The MOOA meme (“massively open online administration”) has been making its way around the interwebs for a few days now. It’s a hamfisted satire, basically saying that since college administrators all make the same decisions anyway, why not just replace them all with one?
It’s a cute idea if you think that administration is mostly about making policy. If you understand that it’s mostly about implementation in a complex and always changing environment, though, it’s just silly.
Over the last week or so, the changes have been coming fast and furious. It has been quite a week for external events.
Most notably for higher ed, the interest rate on new, subsidized student loans just doubled, from 3.4 to 6.8 percent. That means that subsidized student loans are now more expensive than mortgages. It also means that students starting in September -- not just freshman, actually -- will face notably higher borrowing costs than they did last month. They may not feel it for a while, of course, but it’ll catch up eventually.
Student loans are a particularly nasty form of personal debt, since they come without collateral. It’s impossible to short-sell a degree, so lenders have had the law changed several times to make payback essentially inescapable.
How this will affect community colleges is hard to say. Most of our students don’t borrow, since they’re either on full Pell or capable of just paying. (Many of the ones who “just pay” work an alarming number of hours per week outside of class to do it. Some might be better off borrowing.) Given the short time horizon that many students use when enrolling, the idea of higher payments years later may or may not pack the punch that it “should.” Perversely, the change could actually benefit community colleges to the extent that they price more students out of more expensive places. If more middle-class students use our lower tuition to manage their overall educational debt -- leaving more borrowing room for years three and four and maybe later -- we may be okay. But if I were at a small, tuition-driven, expensive, non-elite private college, I’d be sweating bullets.

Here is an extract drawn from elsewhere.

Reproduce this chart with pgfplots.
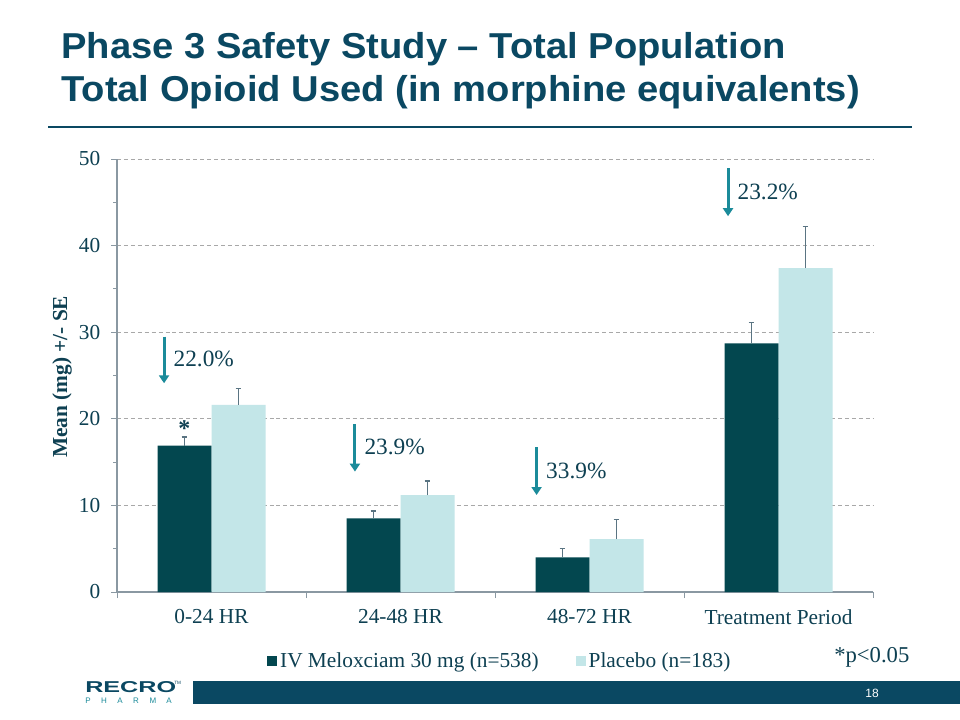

At the same time, the Supreme Court has made life easier for gay couples in the dozen or so states (hi!) that recognize same-sex marriage. Put differently, it just made recruiting gay professionals easier in a dozen or so states, and harder in the other 37 or 38. From a hiring perspective, this is great news for New England. For North Carolina, not so much. Of course, North Carolina is free to step up at any time. In the meantime, I’ll happily hire the best of the best, and welcome them to a state that understands the concept of equal protection of the laws. All-star candidates in, say, Tennessee may decide that Northampton is worth the winters.
It is.
Then I got word that Massachusetts has passed a budget that partially reverses the trend of state disinvestment in public higher education, making it possible for the state’s community colleges (hi!) to freeze tuition and fees for next year. Yes, the interest rate for loans may be going up, but at least the principal isn’t. Whether this is a welcome blip or the start of a very welcome trend remains to be seen, but after the last few years, I’ll happily take it. Add frozen tuition and fees to the increased use of Open Educational Resources, and some students may actually see a drop in the total cost of attendance next year. After years -- okay, decades -- of severe intergenerational injustice, it’s refreshing to see the young catch a break. Here’s hoping it sets a new trend.
Finally, as a delayed Father’s Day gift, TW is taking the kids and me to Fenway on Wednesday to catch our first Red Sox game. We may have to protect some tender young ears from some of the, uh, distinctive language for which Fenway is known, but it’ll be worth it. (We deliberately avoided a Yankees game for that very reason.) TB is beside himself with excitement. TG is mostly looking forward to getting ice cream in a little batting helmet. It’s all good.
Happy Fourth. The blog will be back on Monday, July 8.